NASA Dryden Flight Research Center supported a Kelly Space and Technology, Inc. (KST)/U.S. Air Force project, known as Eclipse, which demonstrated a reusable tow launch vehicle concept.
The purpose of the project was to demonstrate a reusable tow launch vehicle concept conceived and patented by KST. Kelly Space obtained a contract with the USAF Research Laboratory for the tow launch demonstration project under the Small Business Innovation Research (SBIR) program. The USAF SBIR contract included the modifications to turn the QF-106 into the Experimental Demonstrator #1 (EXD-01), and C-141A aircraft to incorporate the tow provisions to link the two aircraft, as well as conducting flight tests. The demonstration consisted of ground and flight tests.
These included a Combined Systems Test of both airplanes joined by a tow rope, a towed taxi test, and six towed flights. The project’s primary goal of demonstrating the tow phase of the Eclipse concept using a scaled-down tow aircraft (C-141A) and a representative aerodynamically-shaped aircraft (QF-106A) as a launch vehicle was successfully accomplished.

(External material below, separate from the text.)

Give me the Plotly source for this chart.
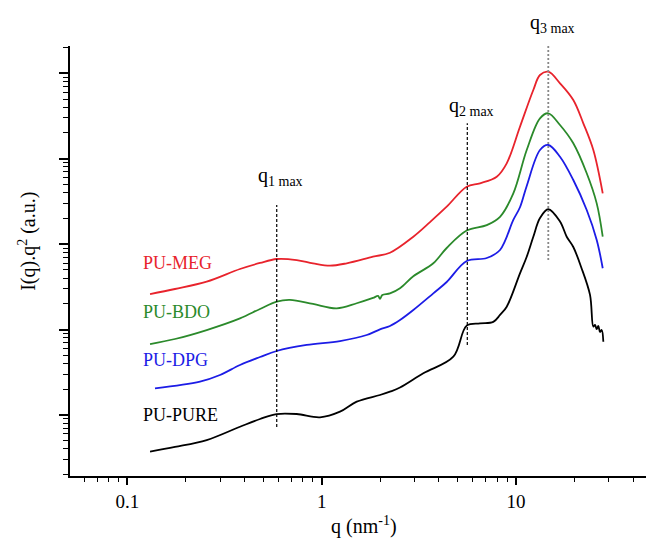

On Feb. 6, 1998, the Eclipse project made its sixth and final towed flight, bringing the project to a successful completion. Preliminary flight results determined that the handling qualities of the QF-106 on tow were very stable; actual flight measured values of tow rope tension were well within predictions by the simulation, aerodynamic characteristics and elastic properties of the tow rope were a significant component of the towing system; and Dryden’s high-fidelity simulation provided a representative model of the performance of the QF-106 and C-141A airplanes in tow configuration. Total time on tow for the entire project was 5 hours, 34 minutes, and 29 seconds. All six flights were highly productive, and all project objectives were achieved.